----- Material provided
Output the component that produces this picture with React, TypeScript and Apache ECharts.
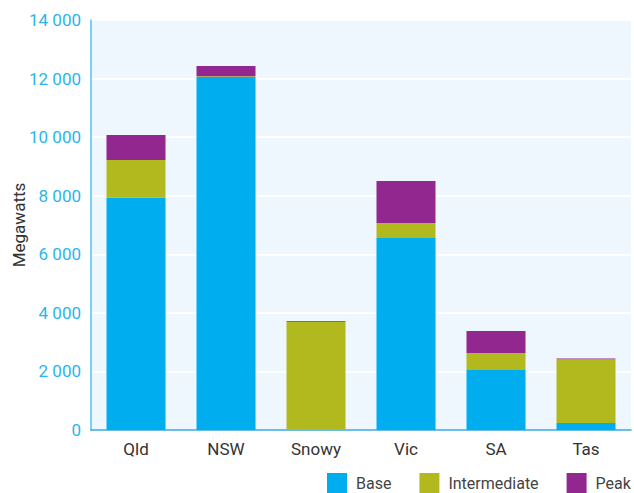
import React, { useEffect, useRef } from "react";
import * as echarts from "echarts";

const regions = ["Qld", "NSW", "Snowy", "Vic", "SA", "Tas"];
const baseMW = [7930, 12050, 0, 6560, 2050, 240];
const intermediateMW = [1290, 30, 3700, 510, 580, 2180];
const peakMW = [850, 350, 20, 1430, 750, 20];
const yTicks = { min: 0, max: 14000, interval: 2000 };

const fmt = (v: number) => {
  const s = String(Math.round(v));
  return s.length > 3 ? s.slice(0, s.length - 3) + " " + s.slice(-3) : s;
};

export default function App() {
  const ref = useRef<HTMLDivElement>(null);
  useEffect(() => {
    document.body.style.margin = "0";
    const chart = echarts.init(ref.current!, undefined, { renderer: "svg" });
    const font = "Roboto";
    chart.setOption({
      animation: false,
      grid: {
        left: 91,
        right: 3,
        top: 20,
        bottom: 63,
        containLabel: false,
        outerBoundsMode: "none",
        show: true,
        backgroundColor: "#edf7fd",
        borderWidth: 0,
      },
      legend: {
        left: 327,
        top: 473,
        itemWidth: 20,
        itemHeight: 20,
        itemGap: 28,
        icon: "rect",
        padding: 0,
        textStyle: { fontFamily: font, fontSize: 16, color: "#444", padding: [0, 0, 0, 4], lineHeight: 18 },
        data: ["Base", "Intermediate", "Peak"],
      },
      xAxis: {
        type: "category",
        data: regions,
        axisTick: { show: false },
        axisLine: { lineStyle: { color: "#3aa9dc", width: 1.5 } },
        axisLabel: { fontFamily: font, fontSize: 17, color: "#333", margin: 10 },
      },
      yAxis: {
        type: "value",
        min: yTicks.min,
        max: yTicks.max,
        interval: yTicks.interval,
        name: "Megawatts",
        nameLocation: "middle",
        nameGap: 64,
        nameMoveOverlap: false,
        nameTextStyle: { fontFamily: font, fontSize: 17, color: "#333" },
        axisLine: { show: true, lineStyle: { color: "#4fc3f0", width: 1.5 } },
        axisTick: { show: false },
        splitLine: { lineStyle: { color: "#ffffff", width: 2 } },
        axisLabel: {
          fontFamily: font,
          fontSize: 17,
          color: "#29b6ec",
          margin: 10,
          formatter: (v: number) => fmt(v),
        },
      },
      series: [
        { name: "Base", type: "bar", stack: "t", data: baseMW, barWidth: 59, itemStyle: { color: "#00aeef" } },
        { name: "Intermediate", type: "bar", stack: "t", data: intermediateMW, barWidth: 59, itemStyle: { color: "#b1b91f" } },
        { name: "Peak", type: "bar", stack: "t", data: peakMW, barWidth: 59, itemStyle: { color: "#92278f" } },
      ],
    });
    return () => chart.dispose();
  }, []);
  return <div ref={ref} style={{ width: 634, height: 493 }} />;
}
----------
- _Task brief_
Repeat the listing above from its first line through the line that contains "import * as", both included, and nothing more. Drop the pictures.

- _Solution for this problem_
Output the component that produces this picture with React, TypeScript and Apache ECharts.
import React, { useEffect, useRef } from "react";
import * as echarts from "echarts";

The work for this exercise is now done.